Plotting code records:
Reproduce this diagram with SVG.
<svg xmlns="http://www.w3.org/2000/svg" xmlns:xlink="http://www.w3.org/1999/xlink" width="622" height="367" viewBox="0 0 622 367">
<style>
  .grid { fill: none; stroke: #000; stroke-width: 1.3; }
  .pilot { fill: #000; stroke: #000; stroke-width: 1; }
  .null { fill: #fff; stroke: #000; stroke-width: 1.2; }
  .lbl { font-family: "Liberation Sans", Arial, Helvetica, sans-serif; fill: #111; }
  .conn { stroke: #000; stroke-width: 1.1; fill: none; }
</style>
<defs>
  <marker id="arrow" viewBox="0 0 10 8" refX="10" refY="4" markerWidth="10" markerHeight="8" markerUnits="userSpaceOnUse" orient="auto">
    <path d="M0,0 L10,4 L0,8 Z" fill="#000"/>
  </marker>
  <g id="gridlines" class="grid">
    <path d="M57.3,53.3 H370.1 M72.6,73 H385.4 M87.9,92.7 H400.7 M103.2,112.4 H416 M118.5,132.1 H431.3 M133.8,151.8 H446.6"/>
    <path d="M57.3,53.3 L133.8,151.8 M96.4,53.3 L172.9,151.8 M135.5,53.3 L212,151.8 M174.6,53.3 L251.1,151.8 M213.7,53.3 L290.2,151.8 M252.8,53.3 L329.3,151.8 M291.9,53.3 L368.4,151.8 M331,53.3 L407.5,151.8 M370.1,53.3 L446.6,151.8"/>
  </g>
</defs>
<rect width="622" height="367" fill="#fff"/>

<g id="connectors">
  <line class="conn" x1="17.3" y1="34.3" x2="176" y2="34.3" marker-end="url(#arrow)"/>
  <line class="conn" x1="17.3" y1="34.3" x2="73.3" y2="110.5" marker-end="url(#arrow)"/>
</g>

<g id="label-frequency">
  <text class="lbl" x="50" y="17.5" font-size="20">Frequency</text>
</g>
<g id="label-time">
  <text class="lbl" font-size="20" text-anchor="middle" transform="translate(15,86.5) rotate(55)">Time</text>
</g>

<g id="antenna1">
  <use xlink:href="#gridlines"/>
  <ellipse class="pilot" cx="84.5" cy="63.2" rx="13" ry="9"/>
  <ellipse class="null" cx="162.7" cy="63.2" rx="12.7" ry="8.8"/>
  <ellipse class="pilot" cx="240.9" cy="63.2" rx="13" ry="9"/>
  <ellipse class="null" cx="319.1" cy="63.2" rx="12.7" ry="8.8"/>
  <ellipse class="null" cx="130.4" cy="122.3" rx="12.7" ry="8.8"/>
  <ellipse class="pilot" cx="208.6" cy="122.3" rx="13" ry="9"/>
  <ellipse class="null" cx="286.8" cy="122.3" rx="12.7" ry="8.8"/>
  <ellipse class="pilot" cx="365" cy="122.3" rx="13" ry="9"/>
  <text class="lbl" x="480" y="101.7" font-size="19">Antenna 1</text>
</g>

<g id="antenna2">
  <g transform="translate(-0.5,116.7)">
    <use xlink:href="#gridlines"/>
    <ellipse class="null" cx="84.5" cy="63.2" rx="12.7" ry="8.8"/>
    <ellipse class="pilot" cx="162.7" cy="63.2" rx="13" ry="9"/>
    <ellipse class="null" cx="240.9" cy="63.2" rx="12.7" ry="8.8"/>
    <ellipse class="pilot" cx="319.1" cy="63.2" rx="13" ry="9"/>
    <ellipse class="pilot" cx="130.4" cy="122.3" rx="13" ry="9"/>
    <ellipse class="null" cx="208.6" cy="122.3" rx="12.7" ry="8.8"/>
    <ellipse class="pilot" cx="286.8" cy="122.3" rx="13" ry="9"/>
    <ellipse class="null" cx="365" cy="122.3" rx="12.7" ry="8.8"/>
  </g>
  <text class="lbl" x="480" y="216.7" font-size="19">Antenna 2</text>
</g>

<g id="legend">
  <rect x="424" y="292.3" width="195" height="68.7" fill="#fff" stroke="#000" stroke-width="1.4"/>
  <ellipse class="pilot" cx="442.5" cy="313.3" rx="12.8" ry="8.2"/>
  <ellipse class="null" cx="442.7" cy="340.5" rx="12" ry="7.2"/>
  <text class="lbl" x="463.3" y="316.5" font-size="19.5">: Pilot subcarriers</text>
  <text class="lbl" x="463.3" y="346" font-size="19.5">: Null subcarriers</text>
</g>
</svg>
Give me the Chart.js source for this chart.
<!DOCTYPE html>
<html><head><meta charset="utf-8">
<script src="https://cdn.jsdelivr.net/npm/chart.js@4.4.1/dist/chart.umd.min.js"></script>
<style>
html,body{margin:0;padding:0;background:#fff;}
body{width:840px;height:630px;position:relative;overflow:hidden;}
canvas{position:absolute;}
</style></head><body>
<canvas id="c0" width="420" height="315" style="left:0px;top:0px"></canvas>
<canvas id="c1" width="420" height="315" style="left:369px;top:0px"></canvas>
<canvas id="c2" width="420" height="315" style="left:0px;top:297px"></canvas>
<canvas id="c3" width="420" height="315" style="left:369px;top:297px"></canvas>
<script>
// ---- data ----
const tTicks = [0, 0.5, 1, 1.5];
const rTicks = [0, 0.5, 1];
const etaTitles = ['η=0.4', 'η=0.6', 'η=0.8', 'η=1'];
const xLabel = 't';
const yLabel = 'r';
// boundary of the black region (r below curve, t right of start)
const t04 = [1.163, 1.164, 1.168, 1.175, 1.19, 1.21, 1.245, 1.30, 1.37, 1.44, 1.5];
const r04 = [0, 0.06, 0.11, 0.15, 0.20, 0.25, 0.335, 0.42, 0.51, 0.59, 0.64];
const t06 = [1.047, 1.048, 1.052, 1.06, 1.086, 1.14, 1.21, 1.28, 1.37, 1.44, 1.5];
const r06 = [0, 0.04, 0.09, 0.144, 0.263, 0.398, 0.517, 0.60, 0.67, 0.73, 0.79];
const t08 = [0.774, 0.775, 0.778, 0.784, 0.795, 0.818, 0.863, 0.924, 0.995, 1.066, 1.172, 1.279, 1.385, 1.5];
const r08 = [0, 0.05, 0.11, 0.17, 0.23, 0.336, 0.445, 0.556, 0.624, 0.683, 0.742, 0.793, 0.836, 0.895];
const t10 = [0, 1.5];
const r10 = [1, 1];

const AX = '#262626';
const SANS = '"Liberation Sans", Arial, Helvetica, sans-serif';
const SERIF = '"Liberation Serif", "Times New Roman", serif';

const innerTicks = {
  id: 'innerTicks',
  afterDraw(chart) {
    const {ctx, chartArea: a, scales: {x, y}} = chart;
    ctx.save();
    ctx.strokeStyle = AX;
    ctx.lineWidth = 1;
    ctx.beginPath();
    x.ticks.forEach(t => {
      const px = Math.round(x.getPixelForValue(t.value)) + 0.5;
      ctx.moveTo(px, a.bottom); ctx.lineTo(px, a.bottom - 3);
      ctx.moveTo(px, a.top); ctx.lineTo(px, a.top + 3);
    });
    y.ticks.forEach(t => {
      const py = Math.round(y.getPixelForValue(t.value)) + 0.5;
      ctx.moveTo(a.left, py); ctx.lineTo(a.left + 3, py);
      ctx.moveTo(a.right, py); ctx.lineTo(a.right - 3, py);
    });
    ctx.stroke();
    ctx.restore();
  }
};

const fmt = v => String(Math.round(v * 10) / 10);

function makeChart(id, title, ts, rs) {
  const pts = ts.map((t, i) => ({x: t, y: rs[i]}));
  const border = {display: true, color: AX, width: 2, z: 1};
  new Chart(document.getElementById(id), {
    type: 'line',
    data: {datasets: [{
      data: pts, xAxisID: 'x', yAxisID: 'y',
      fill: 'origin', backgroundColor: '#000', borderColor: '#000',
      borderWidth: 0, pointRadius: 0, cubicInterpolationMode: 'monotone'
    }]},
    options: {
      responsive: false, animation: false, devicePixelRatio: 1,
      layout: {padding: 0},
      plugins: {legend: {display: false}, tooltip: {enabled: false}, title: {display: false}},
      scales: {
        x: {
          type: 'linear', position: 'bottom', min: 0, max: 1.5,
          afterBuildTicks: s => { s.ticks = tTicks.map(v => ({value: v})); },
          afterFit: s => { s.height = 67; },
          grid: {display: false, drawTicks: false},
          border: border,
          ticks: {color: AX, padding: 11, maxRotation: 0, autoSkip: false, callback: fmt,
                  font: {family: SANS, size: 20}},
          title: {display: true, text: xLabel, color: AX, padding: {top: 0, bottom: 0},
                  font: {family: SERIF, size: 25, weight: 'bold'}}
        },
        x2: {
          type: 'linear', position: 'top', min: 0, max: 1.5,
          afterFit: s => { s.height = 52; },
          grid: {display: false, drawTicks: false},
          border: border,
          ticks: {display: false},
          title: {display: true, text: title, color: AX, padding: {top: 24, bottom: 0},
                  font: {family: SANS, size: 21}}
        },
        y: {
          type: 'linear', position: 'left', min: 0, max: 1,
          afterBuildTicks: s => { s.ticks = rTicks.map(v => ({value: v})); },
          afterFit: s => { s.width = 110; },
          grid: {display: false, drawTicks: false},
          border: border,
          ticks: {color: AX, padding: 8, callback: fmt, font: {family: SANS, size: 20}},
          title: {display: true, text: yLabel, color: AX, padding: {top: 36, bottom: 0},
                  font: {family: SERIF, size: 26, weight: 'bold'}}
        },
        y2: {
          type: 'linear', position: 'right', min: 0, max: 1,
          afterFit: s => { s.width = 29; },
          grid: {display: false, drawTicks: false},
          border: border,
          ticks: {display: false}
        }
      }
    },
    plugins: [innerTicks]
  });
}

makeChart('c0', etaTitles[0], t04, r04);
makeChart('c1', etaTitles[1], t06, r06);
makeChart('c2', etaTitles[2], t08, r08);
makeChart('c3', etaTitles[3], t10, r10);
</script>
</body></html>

WHAT YOU HAVE TO DO — Check the data for the word "this" and pull out the lines that have it.

EXERCISE RESULT —
Reproduce this diagram with SVG.
Give me the Chart.js source for this chart.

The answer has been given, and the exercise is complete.